WHAT THE TASK REQUIRES
Look for the line containing "Give me the matplotlib source for this chart." and the line containing "plt.rcParams['font.family'] = ['Liberation"; retype them and all lines between, exactly, and leave out the pictures.

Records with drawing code
[START]

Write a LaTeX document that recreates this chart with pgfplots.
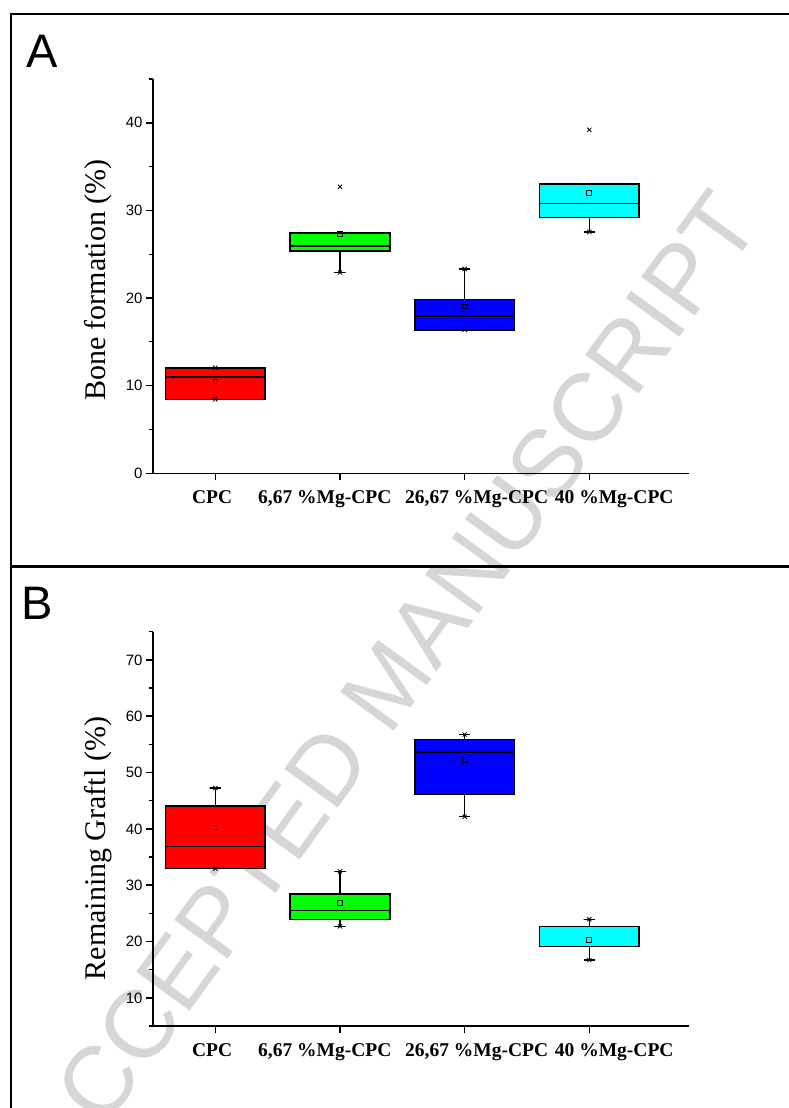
\documentclass[border=0pt]{standalone}
\usepackage{fontspec}
\setmainfont{Liberation Serif}
\newfontfamily\arial{Liberation Sans}
\usepackage{pgfplots}
\pgfplotsset{compat=1.18}

\definecolor{bred}{RGB}{255,0,0}
\definecolor{bgreen}{RGB}{0,255,0}
\definecolor{bblue}{RGB}{0,0,255}
\definecolor{bcyan}{RGB}{0,255,255}

\pgfplotsset{
  panel/.style={
    scale only axis, width=536pt, height=394.3pt,
    xmin=0.5, xmax=4.8,
    clip=false,
    axis x line*=bottom, axis y line*=left,
    axis line style={line width=1.5pt},
    tick align=outside,
    major tick style={line width=1.5pt, black},
    minor tick style={line width=1.2pt, black},
    major tick length=7pt, minor tick length=4pt,
    xtick={1,2,3,4}, xticklabels={},
    extra x ticks={0.974,1.878,3.097,4.2},
    extra x tick labels={CPC,{6,67\hspace{0.25em}\%Mg-CPC},{26,67\hspace{0.25em}\%Mg-CPC},{40\hspace{0.25em}\%Mg-CPC}},
    extra x tick style={major tick style={draw=none}},
    xticklabel style={font=\fontsize{19.5}{22}\selectfont\bfseries, yshift=-7pt},
    yticklabel style={font=\arial\fontsize{15}{18}\selectfont},
    /pgf/number format/assume math mode=true,
    ylabel style={font=\fontsize{30}{34}\selectfont, at={(axis description cs:-0.0877,0.49)}, anchor=base},
  },
  bx/.style={line width=1.5pt, draw=black, solid, mark=none, line join=miter},
  wh/.style={line width=1.5pt, black, solid, mark=none},
  xm/.style={only marks, mark=x, mark size=3pt, line width=0.8pt, black},
  mn/.style={only marks, mark=square, mark size=2.4pt, line width=0.8pt, black},
}

\begin{document}
\begin{tikzpicture}
\useasboundingbox (0,0) rectangle (789pt,-1108pt);
\fill[white] (0,0) rectangle (789pt,-1108pt);
% watermark
\node[rotate=54, text=black!16, font=\arial\fontsize{96}{100}\selectfont] at (388pt,-683pt) {ACCEPTED MANUSCRIPT};

% ---------------- Panel A
\begin{axis}[panel, at={(153pt,-473.3pt)}, anchor=south west,
  ymin=0, ymax=45, ytick={0,10,20,30,40}, minor ytick={5,15,25,35,45},
  ylabel={Bone formation (\%)}]
% whiskers with caps
\addplot[wh] coordinates {(0.955,8.44) (1.045,8.44) (1,8.44) (1,12.04) (0.955,12.04) (1.045,12.04)};
\addplot[wh] coordinates {(1.955,22.9) (2.045,22.9) (2,22.9) (2,27.4) (1.955,27.4) (2.045,27.4)};
\addplot[wh] coordinates {(2.955,16.38) (3.045,16.38) (3,16.38) (3,23.33) (2.955,23.33) (3.045,23.33)};
\addplot[wh] coordinates {(3.955,27.55) (4.045,27.55) (4,27.55) (4,33.02) (3.955,33.02) (4.045,33.02)};
% boxes (lower quartile, upper quartile)
\addplot[bx, fill=bred]   coordinates {(0.6,8.44) (1.4,8.44) (1.4,12.04) (0.6,12.04)} --cycle;
\addplot[bx, fill=bgreen] coordinates {(1.6,25.35) (2.4,25.35) (2.4,27.4) (1.6,27.4)} --cycle;
\addplot[bx, fill=bblue]  coordinates {(2.6,16.38) (3.4,16.38) (3.4,19.84) (2.6,19.84)} --cycle;
\addplot[bx, fill=bcyan]  coordinates {(3.6,29.19) (4.4,29.19) (4.4,33.02) (3.6,33.02)} --cycle;
% medians
\addplot[bx] coordinates {(0.6,11.0) (1.4,11.0)};
\addplot[bx] coordinates {(1.6,25.95) (2.4,25.95)};
\addplot[bx] coordinates {(2.6,17.94) (3.4,17.94)};
\addplot[bx] coordinates {(3.6,30.79) (4.4,30.79)};
% min / max and means
\addplot[xm] coordinates {(1,8.44) (1,12.04) (2,22.9) (2,32.7) (3,16.38) (3,23.33) (4,27.55) (4,39.2)};
\addplot[mn] coordinates {(1,10.5) (2,27.3) (3,19.04) (4,31.96)};
\end{axis}

% ---------------- Panel B
\begin{axis}[panel, at={(153pt,-1026pt)}, anchor=south west,
  ymin=5, ymax=75, ytick={10,20,30,40,50,60,70}, minor ytick={5,15,25,35,45,55,65,75},
  ylabel={Remaining Graftl (\%)},
  ylabel style={at={(axis description cs:-0.0877,0.45)}}]
\addplot[wh] coordinates {(0.955,32.94) (1.045,32.94) (1,32.94) (1,47.24) (0.955,47.24) (1.045,47.24)};
\addplot[wh] coordinates {(1.955,22.7) (2.045,22.7) (2,22.7) (2,32.46) (1.955,32.46) (2.045,32.46)};
\addplot[wh] coordinates {(2.955,42.16) (3.045,42.16) (3,42.16) (3,56.76) (2.955,56.76) (3.045,56.76)};
\addplot[wh] coordinates {(3.955,16.7) (4.045,16.7) (4,16.7) (4,23.95) (3.955,23.95) (4.045,23.95)};
\addplot[bx, fill=bred]   coordinates {(0.6,32.94) (1.4,32.94) (1.4,44.1) (0.6,44.1)} --cycle;
\addplot[bx, fill=bgreen] coordinates {(1.6,23.9) (2.4,23.9) (2.4,28.4) (1.6,28.4)} --cycle;
\addplot[bx, fill=bblue]  coordinates {(2.6,46.06) (3.4,46.06) (3.4,55.87) (2.6,55.87)} --cycle;
\addplot[bx, fill=bcyan]  coordinates {(3.6,19.1) (4.4,19.1) (4.4,22.7) (3.6,22.7)} --cycle;
\addplot[bx] coordinates {(0.6,36.84) (1.4,36.84)};
\addplot[bx] coordinates {(1.6,25.55) (2.4,25.55)};
\addplot[bx] coordinates {(2.6,53.62) (3.4,53.62)};
\addplot[bx] coordinates {(3.6,19.1) (4.4,19.1)};
\addplot[xm] coordinates {(1,32.94) (1,47.24) (2,22.7) (2,32.46) (3,42.16) (3,56.76) (4,16.7) (4,23.95)};
\addplot[mn] coordinates {(1,40.27) (2,26.85) (3,52.2) (4,20.35)};
\end{axis}

% frames and panel letters
\draw[line width=2.5pt] (789pt,-14pt) -- (11pt,-14pt) -- (11pt,-1108pt);
\draw[line width=2.5pt] (11pt,-566.5pt) -- (789pt,-566.5pt);
\node[anchor=base west, inner sep=0pt, font=\arial\fontsize{47}{50}\selectfont] at (26pt,-67pt) {A};
\node[anchor=base west, inner sep=0pt, font=\arial\fontsize{47}{50}\selectfont] at (21pt,-619pt) {B};
\end{tikzpicture}
\end{document}
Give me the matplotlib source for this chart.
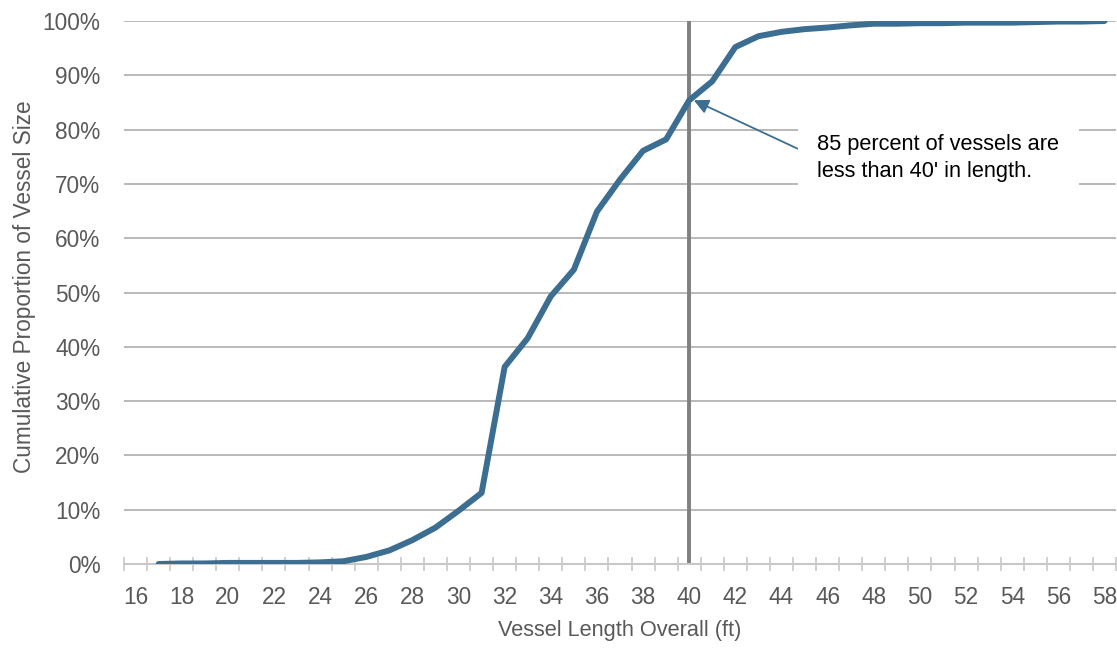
import numpy as np
import matplotlib
matplotlib.use("Agg")
import matplotlib.pyplot as plt
from matplotlib.ticker import FixedLocator, PercentFormatter

plt.rcParams['font.family'] = ['Liberation Sans', 'DejaVu Sans']

# vessel length (ft) and cumulative share (%)
lengths = list(range(17, 59))
cum_pct = [0.0, 0.1, 0.1, 0.2, 0.2, 0.2, 0.2, 0.3, 0.5, 1.3,
           2.5, 4.4, 6.7, 9.8, 13.1, 36.3, 41.6, 49.3, 54.2, 64.9,
           70.8, 76.1, 78.2, 85.4, 88.9, 95.2, 97.2, 98.0, 98.5, 98.8,
           99.2, 99.5, 99.5, 99.6, 99.6, 99.7, 99.7, 99.7, 99.8, 99.9,
           99.9, 100.0]
tick_labels = list(range(16, 59, 2))
cutoff = 40
note = "85 percent of vessels are\nless than 40' in length."

grey = '#595959'
blue = '#3b6e91'

fig = plt.figure(figsize=(11.17, 6.5), dpi=100)
ax = fig.add_axes([124/1117, (650-564)/650, (1116-124)/1117, (564-21)/650])

ax.set_xlim(15.5, 58.5)
ax.set_ylim(0, 100)

ax.yaxis.set_major_locator(FixedLocator(np.arange(0, 101, 10)))
ax.yaxis.set_major_formatter(PercentFormatter(decimals=0))
ax.grid(axis='y', color='#a6a6a6', linewidth=1.1)
ax.set_axisbelow(True)

ax.set_xticks(tick_labels)
ax.set_xticklabels([str(t) for t in tick_labels])
ax.set_xticks(np.arange(15.5, 59, 1), minor=True)
ax.tick_params(axis='x', which='major', length=0, pad=16, labelsize=16.3, labelcolor=grey)
ax.tick_params(axis='x', which='minor', direction='inout', length=10, width=1.2, color='#c8c8c8')
ax.tick_params(axis='y', length=0, pad=17, labelsize=16.3, labelcolor=grey)

for s in ['top', 'right', 'left']:
    ax.spines[s].set_visible(False)
ax.spines['bottom'].set_color('#c8c8c8')
ax.spines['bottom'].set_linewidth(1.5)

ax.axvline(cutoff, color='#808080', linewidth=2.8, zorder=2)
ax.plot(lengths, cum_pct, color=blue, linewidth=4.3, solid_capstyle='round', zorder=3)

ax.annotate(note, xy=(cutoff + 0.2, cum_pct[lengths.index(cutoff)]), xytext=(45.55, 74.8),
            fontsize=15.7, color='black', va='center', ha='left', linespacing=1.35,
            bbox=dict(boxstyle='square,pad=0.9', fc='white', ec='none'),
            arrowprops=dict(arrowstyle='-|>', color=blue, lw=1.3, mutation_scale=22,
                            shrinkA=0, shrinkB=0, relpos=(0, 0.5)),
            zorder=4)

ax.set_xlabel('Vessel Length Overall (ft)', fontsize=15.7, color=grey)
ax.set_ylabel('Cumulative Proportion of Vessel Size', fontsize=16.3, color=grey)
ax.xaxis.set_label_coords(0.5, -0.103)
ax.yaxis.set_label_coords(-0.089, 0.51)

fig.savefig('out.png', dpi=100)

[END]

RESPONSE
Give me the matplotlib source for this chart.
import numpy as np
import matplotlib
matplotlib.use("Agg")
import matplotlib.pyplot as plt
from matplotlib.ticker import FixedLocator, PercentFormatter

plt.rcParams['font.family'] = ['Liberation Sans', 'DejaVu Sans']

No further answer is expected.